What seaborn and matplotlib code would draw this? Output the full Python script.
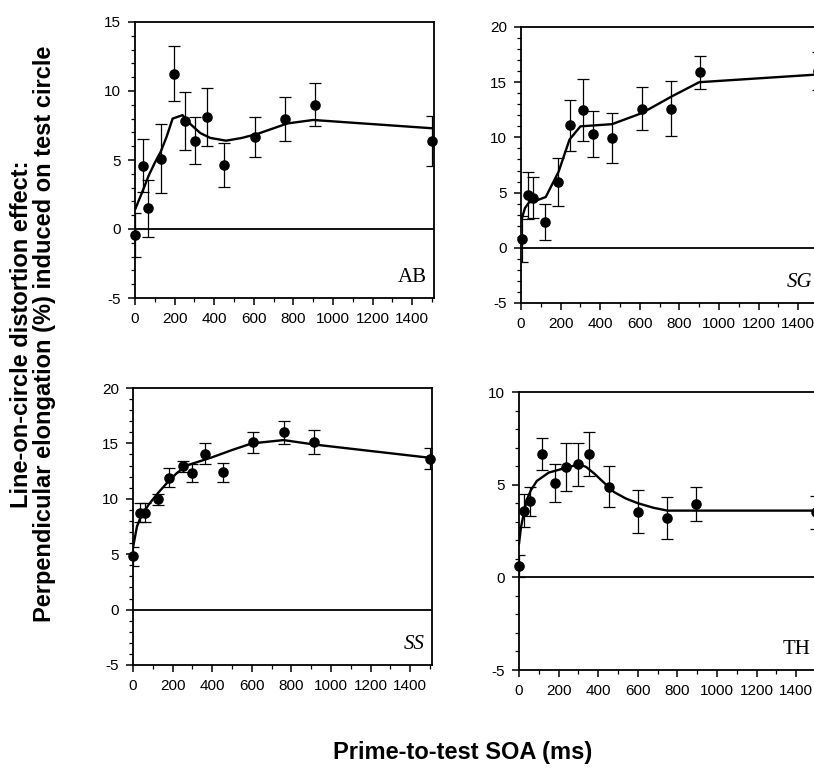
import numpy as np
import pandas as pd
import matplotlib
matplotlib.use("Agg")
import matplotlib.pyplot as plt
import seaborn as sns
from matplotlib.ticker import MultipleLocator

sns.set_theme(style="ticks")
plt.rcParams['font.family'] = ['Liberation Sans', 'DejaVu Sans']
plt.rcParams['axes.unicode_minus'] = False

# ---------------- data ----------------
panels = ["AB", "SG", "SS", "TH"]

ab_soa = [0, 40, 65, 130, 195, 255, 305, 365, 450, 605, 760, 910, 1500]
ab_mean = [-0.45, 4.6, 1.5, 5.1, 11.25, 7.8, 6.4, 8.1, 4.65, 6.7, 7.95, 9.0, 6.4]
ab_err = [1.6, 1.9, 2.05, 2.5, 2.0, 2.1, 1.7, 2.1, 1.6, 1.45, 1.6, 1.55, 1.8]
ab_fit_x = [0, 40, 70, 100, 130, 160, 190, 240, 280, 330, 380, 460, 540, 620, 700, 770, 900, 1500]
ab_fit_y = [1.4, 2.8, 3.9, 4.8, 5.6, 6.7, 8.0, 8.25, 7.6, 6.95, 6.6, 6.4, 6.6, 6.9, 7.3, 7.65, 7.9, 7.3]

sg_soa = [5, 34, 60, 123, 187, 245, 311, 363, 462, 610, 756, 904, 1500]
sg_mean = [0.8, 4.75, 4.55, 2.35, 5.95, 11.1, 12.5, 10.3, 9.95, 12.6, 12.6, 15.9, 16.0]
sg_err = [2.1, 2.1, 1.85, 1.6, 2.15, 2.3, 2.8, 2.1, 2.3, 1.95, 2.5, 1.5, 1.75]
sg_fit_x = [0, 20, 40, 80, 125, 190, 245, 300, 460, 610, 760, 900, 1500]
sg_fit_y = [2.4, 3.6, 4.1, 4.3, 4.6, 6.9, 9.8, 11.0, 11.2, 12.2, 13.7, 15.0, 15.7]

ss_soa = [0, 37, 63, 125, 183, 250, 300, 363, 455, 605, 762, 913, 1500]
ss_mean = [4.8, 8.75, 8.75, 9.95, 11.9, 12.95, 12.3, 14.05, 12.4, 15.1, 16.0, 15.15, 13.6]
ss_err = [0.85, 0.85, 0.85, 0.5, 0.85, 0.5, 0.8, 0.95, 0.85, 0.95, 1.05, 1.1, 0.95]
ss_fit_x = [0, 20, 40, 80, 130, 180, 220, 270, 400, 500, 600, 760, 915, 1500]
ss_fit_y = [5.6, 7.5, 8.4, 9.5, 10.6, 11.6, 12.3, 13.0, 13.75, 14.4, 15.0, 15.3, 14.9, 13.7]

th_soa = [0, 23, 54, 117, 180, 238, 300, 356, 453, 599, 745, 896, 1500]
th_mean = [0.6, 3.6, 4.1, 6.65, 5.1, 5.95, 6.1, 6.65, 4.9, 3.55, 3.2, 3.95, 3.5]
th_err = [0.6, 0.9, 0.8, 0.85, 1.03, 1.3, 1.15, 1.2, 1.13, 1.17, 1.12, 0.9, 0.9]
th_fit_x = [0, 10, 25, 40, 60, 90, 150, 250, 305, 340, 380, 430, 480, 540, 600, 680, 750, 1500]
th_fit_y = [1.8, 2.7, 3.5, 4.2, 4.7, 5.2, 5.65, 5.95, 6.1, 5.95, 5.6, 5.1, 4.6, 4.25, 4.0, 3.75, 3.6, 3.6]

ylims = {"AB": (-5, 15), "SG": (-5, 20), "SS": (-5, 20), "TH": (-5, 10)}
italic = {"AB": False, "SG": True, "SS": True, "TH": False}

data = {
    "AB": (ab_soa, ab_mean, ab_err, ab_fit_x, ab_fit_y),
    "SG": (sg_soa, sg_mean, sg_err, sg_fit_x, sg_fit_y),
    "SS": (ss_soa, ss_mean, ss_err, ss_fit_x, ss_fit_y),
    "TH": (th_soa, th_mean, th_err, th_fit_x, th_fit_y),
}

# ---------------- figure ----------------
W, H = 814, 776
fig = plt.figure(figsize=(W / 100, H / 100), dpi=100)

# axes boxes in pixels: left, top, width, height
boxes = {
    "AB": (135, 22, 299, 276),
    "SG": (521, 27, 299, 276),
    "SS": (133, 388, 299, 277),
    "TH": (519, 392, 299, 278),
}

for name in panels:
    l, t, w, h = boxes[name]
    ax = fig.add_axes([l / W, 1 - (t + h) / H, w / W, h / H])
    soa, mean, err, fx, fy = data[name]
    df = pd.DataFrame({"soa": soa, "mean": mean, "err": err})
    fit = pd.DataFrame({"soa": fx, "fit": fy})

    ax.axhline(0, color="black", lw=1.3, zorder=1)
    ax.errorbar(df["soa"], df["mean"], yerr=df["err"], fmt="none",
                ecolor="black", elinewidth=0.9, capsize=4, capthick=0.9, zorder=2)
    sns.lineplot(data=fit, x="soa", y="fit", ax=ax, color="black", lw=1.7,
                 sort=False, estimator=None, zorder=3)
    sns.scatterplot(data=df, x="soa", y="mean", ax=ax, color="black", s=58,
                    edgecolor="black", linewidth=0, zorder=4, clip_on=False)

    ax.set_xlim(0, 1510)
    ax.set_ylim(*ylims[name])
    ax.xaxis.set_minor_locator(MultipleLocator(100))
    ax.yaxis.set_major_locator(MultipleLocator(5))
    ax.yaxis.set_minor_locator(MultipleLocator(1))
    ax.set_xticks(np.arange(0, 1401, 200))
    ax.tick_params(which="major", direction="out", length=5, width=1.1,
                   labelsize=11, pad=5, colors="black")
    ax.tick_params(which="minor", direction="out", length=3, width=0.9, colors="black")
    for sp in ax.spines.values():
        sp.set_linewidth(1.3)
        sp.set_color("black")
        sp.set_visible(True)
    ax.set_xlabel("")
    ax.set_ylabel("")
    ax.set_facecolor("white")

    ax.text(0.975, 0.04, name, transform=ax.transAxes, ha="right", va="bottom",
            fontsize=15, family=["Liberation Serif", "DejaVu Serif"],
            style="italic" if italic[name] else "normal", color="black")

fig.text(22 / W, 1 - 334 / H, "Line-on-circle distortion effect:", rotation=90,
         ha="center", va="center", fontsize=17, fontweight="bold", color="black")
fig.text(45 / W, 1 - 334 / H, "Perpendicular elongation (%) induced on test circle",
         rotation=90, ha="center", va="center", fontsize=17, fontweight="bold", color="black")
fig.text(463 / W, 1 - 752 / H, "Prime-to-test SOA (ms)", ha="center", va="center",
         fontsize=17, fontweight="bold", color="black")

fig.savefig("out.png", dpi=100, facecolor="white")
- - -
● SHORT EXERCISE:
Restate the material word for word from its first line through the line containing "from matplotlib.ticker import MultipleLocator", both included; the pictures do not belong in it.

● FINISHED TASK:
What seaborn and matplotlib code would draw this? Output the full Python script.
import numpy as np
import pandas as pd
import matplotlib
matplotlib.use("Agg")
import matplotlib.pyplot as plt
import seaborn as sns
from matplotlib.ticker import MultipleLocator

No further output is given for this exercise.